The decision to go with Shadab Khan at No. 7 raised eyebrows, particularly with Fawad Alam deemed to be the favourite to start given Haris Sohail's withdrawal from the squad in June. But both Misbah and Ali defended the selection of Khan during the game, insisting he provided a balance to the side it had been lacking for a while.
It was an argument somewhat undermined by Khan going on to bowl just 11.3 overs all match; it wasn't until after the 50th that he was introduced in either innings, serving more as a back-up spinner than the genuine second spin option many might have expected when he lined up in the starting eleven. He did, however, score 45 in a crucial 105-run partnership alongside Masood in the first innings, steering the Pakistan innings back on course when it looked like it might be imploding. Misbah acknowledged some of the attention around his inclusion and his subsequent use as a bowler, without divulging much useful detail.
"There has been debate about whether we could have bowled more short stuff or we could have bowled Shadab Khan earlier. Maybe so, but you also have to remember that Woakes and Buttler did have quite a lot of luck in that partnership. A lot of balls went here and there, into no man's land. If one of those goes to a fielder then the situation could have been very different. We still need to improve, of course, but overall we fought really well against a top team in our first international fixture for six months."
After securing a 107-run first innings lead, Pakistan stumbled to 137 for 8 after tea on the third day, several soft dismissals contributing to Pakistan's inability to kill off the game there and then. It meant England were set 277 to chase, which might have been a stiff target, but wasn't the insurmountable one Pakistan would have been hoping for given the way the Test had panned out until then.

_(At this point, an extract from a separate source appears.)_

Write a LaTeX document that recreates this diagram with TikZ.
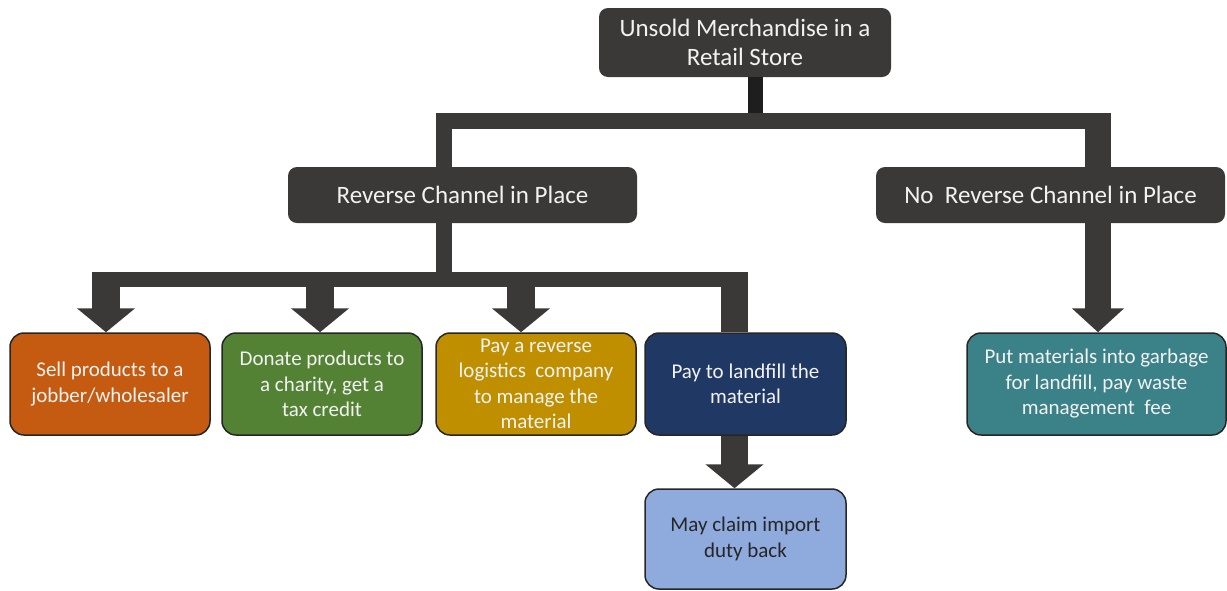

However, only once had a higher fourth innings target ever been successfully chased at Old Trafford, and Pakistan had only ever lost four Tests having set a target higher than the 277 they set England for victory. The last of them came in the previous century, when an Adam Gilchrist-led counterattack saw Australia hunt down 369 to deny Pakistan a famous win in Hobart in 1999.
Misbah promised his team would do their best to mount a fightback, thanking the fans for their support. "This is an unusual tour, of course, but we are feeling very happy and comfortable in the 'bubble'. We are spending a lot of time together, which has allowed the group to bond well. My message to the fans is that you have given us excellent support from back home so far and we thank you for that. Please keep supporting Pakistan and we will do our best to come back in this series, which I really believe this team is capable of doing."